A method of transmitting and receiving control information, said method comprising:
a step of establishing a control channel used in transmission of said control information between a control device and respective forwarding node(s), by using a network that includes said control device and said respective forwarding node(s);
a step of performing conversion, between said forwarding node(s) and said control device, such that control information transmitted via said control channel from said control device can be recognized as being control information received from a prescribed control device, by said respective forwarding node(s); and
a step of performing conversion such that control information transmitted via said control channel from any one of said forwarding nodes can be recognized as being control information received from a prescribed forwarding node by said control device.
A program executed on a computer provided between a control device that controls a plurality of forwarding nodes, and a forwarding node(s) that processes a received packet in accordance with control information received from said control device,
said program executing:
a process of performing conversion such that control information transmitted via said control channel from said control device can be recognized as being control information received from a prescribed control device by said respective forwarding node(s); and
a process of performing conversion such that control information transmitted via said control channel from any one of said forwarding node(s) can be recognized as being control information received from a prescribed forwarding node, by said control device.
The control information relay device according to claim 8 or 9, wherein said address conversion unit performs said first and second conversion processing by referring to an address conversion table that manages correspondence relationships between a group of addresses of said respective forwarding nodes and said control device as set in said respective forwarding nodes, an address of a forwarding node used by said control device as a control information destination, and said control channel.
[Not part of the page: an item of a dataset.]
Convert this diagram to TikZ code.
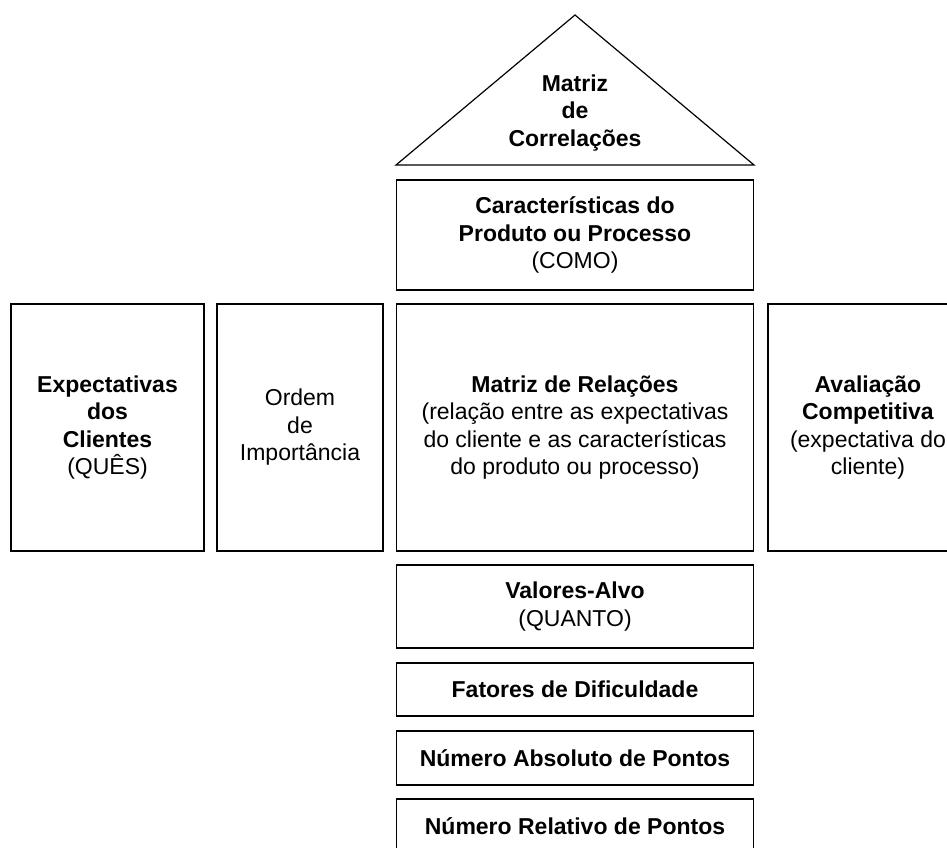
\documentclass[tikz,border=0pt]{standalone}
\usepackage{fontspec}
\setmainfont{Liberation Sans}
\begin{document}
\begin{tikzpicture}[x=1pt, y=-1pt, every node/.style={font=\fontsize{23}{27.5}\selectfont, align=center}]
\tikzstyle{box} = [rectangle, minimum width=357pt, inner sep=0pt, draw=black, line width=1.2pt]
\tikzstyle{tall} = [rectangle, minimum height=247pt, inner sep=0pt, draw=black, line width=1.2pt]

\useasboundingbox (0,0) rectangle (947,848);

% roof
\coordinate (ra) at (575,15);
\coordinate (rl) at (396,165);
\coordinate (rr) at (754,165);
\draw[line width=1.2pt, line join=miter] (rl) -- (ra) -- (rr) -- cycle;
\node (corr) at (575,113) {\textbf{Matriz}\\\textbf{de}\\\textbf{Correla\c{c}\~oes}};

\node (como) [box, minimum height=110pt] at (575,235) {\textbf{Caracter\'isticas do}\\\textbf{Produto ou Processo}\\(COMO)};

% middle row
\node (ques) [tall, minimum width=193pt] at (107.5,427.5) {\textbf{Expectativas}\\\textbf{dos}\\\textbf{Clientes}\\(QU\^ES)};
\node (ordem) [tall, minimum width=166pt] at (300,427.5) {Ordem\\de\\Import\^ancia};
\node (rel) [tall, minimum width=357pt] at (575,427.5) {\textbf{Matriz de Rela\c{c}\~oes}\\(rela\c{c}\~ao entre as expectativas\\do cliente e as caracter\'isticas\\do produto ou processo)};
\node (aval) [tall, minimum width=200pt] at (868,427.5) {\textbf{Avalia\c{c}\~ao}\\\textbf{Competitiva}\\(expectativa do\\cliente)};

% lower boxes
\node (quanto) [box, minimum height=83pt] at (575,606.5) {\textbf{Valores-Alvo}\\(QUANTO)};
\node (dific) [box, minimum height=53pt] at (575,689.5) {\textbf{Fatores de Dificuldade}};
\node (absol) [box, minimum height=54pt] at (575,758) {\textbf{N\'umero Absoluto de Pontos}};
\node (relat) [box, minimum height=54pt] at (575,826) {\textbf{N\'umero Relativo de Pontos}};

\end{tikzpicture}
\end{document}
The control information relay device according to claim 13, further comprising an address learning unit that creates an address conversion entry in said address conversion table, based on address information included in a packet received from said forwarding node via said control channel.
The control device according to claim 10, wherein said address conversion unit performs said first and second conversion processing by referring to an address conversion table that manages correspondence relationships between a group of addresses of said respective forwarding nodes and said control device as set in said respective forwarding nodes, an address of a forwarding node used by said control device as a control information destination, and said control channel.
The control device according to claim 15, further comprising an address learning unit that creates an address conversion entry in said address conversion table, based on address information included in a packet received from said forwarding node via said control channel.